Again the tables turned when 2 females in the wild pack were noted to be heavily pregnant. By July 2008 there were 11 new additions to the Erindi wild dog family!

The original females passed on their specialized hunting tactics to the males making the pack a highly successful hunting machine which was killing up to twice daily. The pups always had full bellies and the entire pack grew stronger by the day.
This phenomenal successful story has yet another twist but definitely not the last…
After yet another fruitful hunt on the morning of the 25th of November 2008 the entire group lay beneath a tree to rest.

The remarkable success of the Erindi Wild Dog Conservation Programme was brought to a sudden stop when 13 of the pack were struck by lightning and killed. This unbelievable natural disaster left only 2 female puppies from the wild pack alive and the Erindi ecology team worked swiftly and skilfully to place the remaining 2 females into a protective boma to start the project again.

From careful studies of numerous wild dog relocation plans and attempts, it was realised that the only chance of success for the wild dogs at Erindi was to ensure a large pack number before release back onto the reserve. By keeping related females apart, each with a male, the numbers were slowly increased working towards a new release plan. Each of the 2 original surviving females from the lightning strike grew strong and eventually gave birth to their own litters of puppies totalling 10. The captive bred female leading the pack known as “LUCKY PACK” gave birth to a litter of 3 puppies bringing the population up in numbers to 24 by late 2010. This success was short lived and by 2011 the total numbers from natural mortality dropped again to 13 individuals in 3 packs.

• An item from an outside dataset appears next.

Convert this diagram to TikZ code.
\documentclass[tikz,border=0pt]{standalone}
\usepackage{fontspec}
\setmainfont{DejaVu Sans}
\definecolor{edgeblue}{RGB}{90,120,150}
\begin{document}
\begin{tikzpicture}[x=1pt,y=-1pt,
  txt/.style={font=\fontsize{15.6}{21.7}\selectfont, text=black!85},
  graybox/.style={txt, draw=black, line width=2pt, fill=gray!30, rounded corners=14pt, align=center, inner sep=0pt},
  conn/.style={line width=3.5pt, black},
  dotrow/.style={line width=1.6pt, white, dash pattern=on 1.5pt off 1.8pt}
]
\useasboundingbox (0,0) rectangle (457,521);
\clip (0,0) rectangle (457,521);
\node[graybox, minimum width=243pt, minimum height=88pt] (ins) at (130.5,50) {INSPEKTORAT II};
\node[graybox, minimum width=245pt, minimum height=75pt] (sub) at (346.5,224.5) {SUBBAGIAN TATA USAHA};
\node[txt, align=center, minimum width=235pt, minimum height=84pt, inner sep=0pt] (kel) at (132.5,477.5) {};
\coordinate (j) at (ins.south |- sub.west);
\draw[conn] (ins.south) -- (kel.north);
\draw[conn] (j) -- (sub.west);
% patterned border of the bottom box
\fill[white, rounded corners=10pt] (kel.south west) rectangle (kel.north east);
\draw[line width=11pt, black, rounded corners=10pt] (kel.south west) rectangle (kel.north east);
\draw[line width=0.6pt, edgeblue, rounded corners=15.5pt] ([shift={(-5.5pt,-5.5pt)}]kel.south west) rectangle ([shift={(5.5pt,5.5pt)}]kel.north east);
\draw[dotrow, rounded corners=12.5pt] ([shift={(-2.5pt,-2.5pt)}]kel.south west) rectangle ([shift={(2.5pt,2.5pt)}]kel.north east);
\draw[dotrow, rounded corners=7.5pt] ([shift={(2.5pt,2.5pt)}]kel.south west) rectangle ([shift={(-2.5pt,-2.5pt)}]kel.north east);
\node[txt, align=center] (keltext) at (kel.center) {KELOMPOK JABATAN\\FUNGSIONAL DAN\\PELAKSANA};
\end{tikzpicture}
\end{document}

Guidance from Namibia’s Ministry of Environment and Tourism enforced the remaining Erindi wild dog packs were to be released onto the main reserve immediately and Ruan Cloete, the Ecologist worked day & night to prepare for the final pack merger and release.

In late August 2011, all the Erindi wild dogs were together & the final release occurred. Due to the fact that there were 3 separate packs released together, huge fights broke out and 1 wild dog again lost its life.

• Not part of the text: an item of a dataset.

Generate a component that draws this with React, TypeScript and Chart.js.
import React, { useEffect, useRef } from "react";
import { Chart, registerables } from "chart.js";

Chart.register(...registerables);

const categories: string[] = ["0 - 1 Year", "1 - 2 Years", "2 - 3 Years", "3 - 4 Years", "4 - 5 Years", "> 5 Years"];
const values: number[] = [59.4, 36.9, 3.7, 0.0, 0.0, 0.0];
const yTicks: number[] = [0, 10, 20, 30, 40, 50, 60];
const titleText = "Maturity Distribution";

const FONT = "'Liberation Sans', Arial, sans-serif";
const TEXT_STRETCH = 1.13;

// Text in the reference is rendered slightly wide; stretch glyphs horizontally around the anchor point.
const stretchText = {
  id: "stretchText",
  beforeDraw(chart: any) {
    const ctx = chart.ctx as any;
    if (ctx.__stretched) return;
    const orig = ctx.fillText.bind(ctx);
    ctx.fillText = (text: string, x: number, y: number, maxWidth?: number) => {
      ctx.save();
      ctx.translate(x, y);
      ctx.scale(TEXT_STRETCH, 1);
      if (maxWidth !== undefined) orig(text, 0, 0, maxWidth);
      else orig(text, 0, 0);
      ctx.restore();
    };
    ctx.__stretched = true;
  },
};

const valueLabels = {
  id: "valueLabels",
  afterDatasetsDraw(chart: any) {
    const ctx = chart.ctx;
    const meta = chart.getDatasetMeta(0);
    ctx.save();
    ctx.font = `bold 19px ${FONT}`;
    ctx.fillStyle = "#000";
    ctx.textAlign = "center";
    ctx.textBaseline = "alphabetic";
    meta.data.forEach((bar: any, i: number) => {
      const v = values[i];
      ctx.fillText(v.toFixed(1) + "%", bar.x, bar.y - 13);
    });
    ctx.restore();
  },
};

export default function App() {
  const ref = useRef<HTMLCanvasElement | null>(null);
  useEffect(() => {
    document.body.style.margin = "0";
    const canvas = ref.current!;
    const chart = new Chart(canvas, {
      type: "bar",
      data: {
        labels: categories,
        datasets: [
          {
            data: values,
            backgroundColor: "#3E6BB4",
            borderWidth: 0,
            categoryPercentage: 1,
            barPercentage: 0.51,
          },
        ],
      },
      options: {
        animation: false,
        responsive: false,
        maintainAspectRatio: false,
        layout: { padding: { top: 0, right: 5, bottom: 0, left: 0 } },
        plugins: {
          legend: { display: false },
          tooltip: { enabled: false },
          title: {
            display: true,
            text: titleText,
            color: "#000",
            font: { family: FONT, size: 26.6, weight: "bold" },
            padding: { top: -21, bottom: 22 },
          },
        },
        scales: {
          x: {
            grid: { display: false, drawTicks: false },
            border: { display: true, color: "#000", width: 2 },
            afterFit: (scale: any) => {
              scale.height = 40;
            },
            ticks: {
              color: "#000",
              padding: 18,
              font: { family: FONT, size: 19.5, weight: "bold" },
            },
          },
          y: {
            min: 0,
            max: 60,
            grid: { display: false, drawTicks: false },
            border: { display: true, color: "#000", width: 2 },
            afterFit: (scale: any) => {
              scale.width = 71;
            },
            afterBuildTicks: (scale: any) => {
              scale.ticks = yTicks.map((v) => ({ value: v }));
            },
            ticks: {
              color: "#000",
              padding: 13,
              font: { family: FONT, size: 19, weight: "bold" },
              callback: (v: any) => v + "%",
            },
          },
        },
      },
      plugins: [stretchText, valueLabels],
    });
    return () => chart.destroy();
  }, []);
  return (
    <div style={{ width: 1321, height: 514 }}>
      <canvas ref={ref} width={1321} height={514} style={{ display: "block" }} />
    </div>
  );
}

Slowly, the groups accepted each other and began working as a unit. A short few weeks after release late one night, the wild dogs encountered a clan of spotted hyena at the waterhole in front of Old Traders Camp Restaurant. The interaction woke all the sleeping guests up who witnessed an incredible spectacle between the rival species. One wild dog was injured during the confrontation but the 11 strong members of the pack celebrated by harassing an elephant bull who had arrived at the dam for a quiet drink!

Shortly after the incident, the pack began homing in on their natural hunting skills and they managed to make their first successful kill, an eland calf.

The released “LUCKY PACK” wild dogs of Erindi will be carefully monitored to note their progress & all of the Erindi team hope that the release will finally be a true success story of an endangered species in need of true conservation.